一点读书笔记。为什么不直接使用对象的hashcode,而是通过hash方法后再进行槽位定位?

详细

在 HashMap 中会存在一个hash函数,一般在理解这个问题的时候,总是 hashcode和Node[]的长度(初始值16)来做异或运算,得到槽位。这种做法带来的问题是:不够随机。

一个对象的hashcode是32位,仅仅使用最后的4位来进行异或运算是不划算的,冲突概率会大大增加,这里使用32位中,前16位和后16位先进行异或运算。重新获得了一个hash值。再用这个hash值和槽位进行与运算。

    /**
     * Computes key.hashCode() and spreads (XORs) higher bits of hash
     * to lower.  Because the table uses power-of-two masking, sets of
     * hashes that vary only in bits above the current mask will
     * always collide. (Among known examples are sets of Float keys
     * holding consecutive whole numbers in small tables.)  So we
     * apply a transform that spreads the impact of higher bits
     * downward. There is a tradeoff between speed, utility, and
     * quality of bit-spreading.

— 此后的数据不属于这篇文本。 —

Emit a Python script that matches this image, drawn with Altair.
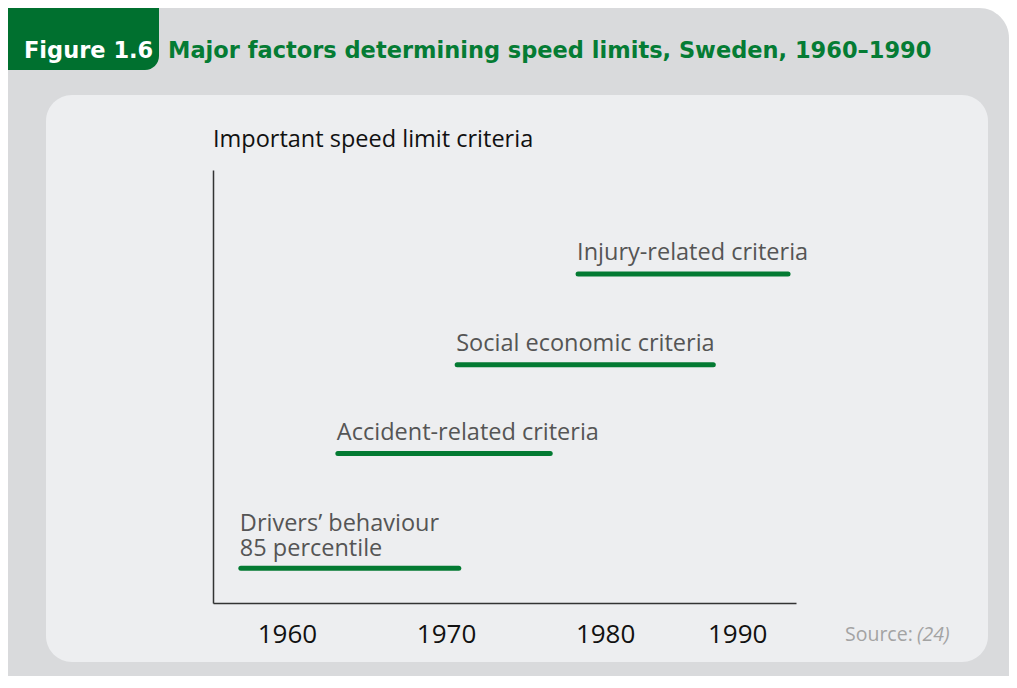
import altair as alt
import pandas as pd

# ---- data ----
criteria = ["Drivers’ behaviour\n85 percentile", "Accident-related criteria",
            "Social economic criteria", "Injury-related criteria"]
start_year = [1957.1, 1963.2, 1970.7, 1978.3]
end_year = [1970.8, 1976.55, 1986.8, 1991.5]
level = [0.8, 3.45, 5.5, 7.6]

tick_positions = [1960, 1970, 1980, 1988.3]
tick_labels = ["1960", "1970", "1980", "1990"]

fig_label = "Figure 1.6"
fig_title = "Major factors determining speed limits, Sweden, 1960–1990"
y_title = "Important speed limit criteria"
source_label = "Source:"
source_ref = "(24)"

GREEN = "#037a32"
TAB_GREEN = "#00702f"
OUTER = "#d9dadc"
INNER = "#edeef0"
BODY_FONT = "Open Sans"
HEAD_FONT = "DejaVu Sans"

df = pd.DataFrame({"criterion": criteria, "start": start_year, "end": end_year, "level": level})
df["lines"] = df["criterion"].str.split("\n")
one = pd.DataFrame({"a": [0]})

xscale = alt.Scale(domain=[1955.35, 1992.0], nice=False, zero=False)
yscale = alt.Scale(domain=[0, 10], nice=False, zero=True)

label_expr = "[" + ",".join(f"'{t}'" for t in tick_labels) + "][indexof([" + \
    ",".join(str(v) for v in tick_positions) + "], datum.value)]"

outer = alt.Chart(one).mark_rect(color=OUTER, cornerRadiusTopRight=30).encode(
    x=alt.value(-205), x2=alt.value(796), y=alt.value(-162), y2=alt.value(506))
inner = alt.Chart(one).mark_rect(color=INNER, cornerRadius=26).encode(
    x=alt.value(-167), x2=alt.value(775), y=alt.value(-75), y2=alt.value(492))
tab = alt.Chart(one).mark_rect(color=TAB_GREEN, cornerRadiusBottomRight=14).encode(
    x=alt.value(-205), x2=alt.value(-54), y=alt.value(-162), y2=alt.value(-100))

fig_text = alt.Chart(one).mark_text(
    text=fig_label, font=HEAD_FONT, fontWeight="bold", fontSize=22.5, color="white",
    align="left", baseline="alphabetic").encode(x=alt.value(-189), y=alt.value(-112))
title_text = alt.Chart(one).mark_text(
    text=fig_title, font=HEAD_FONT, fontWeight="bold", fontSize=22.5, color="#057c34",
    align="left", baseline="alphabetic").encode(x=alt.value(-45), y=alt.value(-112))
ytitle_text = alt.Chart(one).mark_text(
    text=y_title, font=BODY_FONT, fontSize=23.5, color="#111111",
    align="left", baseline="alphabetic").encode(x=alt.value(0), y=alt.value(-23))
src1 = alt.Chart(one).mark_text(
    text=source_label, font=BODY_FONT, fontSize=19.5, color="#a3a3a3",
    align="left", baseline="alphabetic").encode(x=alt.value(632), y=alt.value(471))
src2 = alt.Chart(one).mark_text(
    text=source_ref, font=BODY_FONT, fontSize=19.5, fontStyle="italic", color="#a3a3a3",
    align="left", baseline="alphabetic").encode(x=alt.value(704), y=alt.value(471))

bars = alt.Chart(df).mark_rule(color=GREEN, strokeWidth=5, strokeCap="round").encode(
    x=alt.X("start:Q", scale=xscale,
            axis=alt.Axis(values=tick_positions, labelExpr=label_expr, title=None,
                          grid=False, ticks=False, tickSize=0, labelPadding=39,
                          labelBaseline="alphabetic", labelFontSize=26, labelFont=BODY_FONT,
                          labelColor="#111111", domainColor="#333333", domainWidth=1.5,
                          labelFlush=False, labelOverlap=False, zindex=1)),
    x2="end:Q",
    y=alt.Y("level:Q", scale=yscale,
            axis=alt.Axis(labels=False, ticks=False, grid=False, title=None,
                          domainColor="#333333", domainWidth=1.5, zindex=1)),
)

label_enc = dict(
    x=alt.X("start:Q", scale=xscale),
    y=alt.Y("level:Q", scale=yscale),
    text="lines",
)
label_style = dict(font=BODY_FONT, fontSize=23.5, color="#555555", align="left",
                   baseline="alphabetic", dx=-1, lineHeight=25)

labels_single = alt.Chart(df).transform_filter("length(datum.lines) == 1").mark_text(
    dy=-14, **label_style).encode(**label_enc)
labels_multi = alt.Chart(df).transform_filter("length(datum.lines) > 1").mark_text(
    dy=-37, **label_style).encode(**label_enc)

chart = alt.layer(outer, inner, tab, fig_text, title_text, ytitle_text, src1, src2,
                  bars, labels_single, labels_multi).properties(
    width=583, height=433,
    padding={"left": 205, "top": 162, "right": 213, "bottom": 73},
    autosize=alt.AutoSizeParams(type="none"),
    background="white",
).configure_view(stroke=None, fill=None)

chart.save("out.html", embed_options={"renderer": "svg", "actions": False})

Because many common sets of hashes
     * are already reasonably distributed (so don't benefit from
     * spreading), and because we use trees to handle large sets of
     * collisions in bins, we just XOR some shifted bits in the
     * cheapest possible way to reduce systematic lossage, as well as
     * to incorporate impact of the highest bits that would otherwise
     * never be used in index calculations because of table bounds.
     */
    static final int hash(Object key) {
        int h;
        return (key == null) ? 0 : (h = key.hashCode()) ^ (h >>> 16);
    }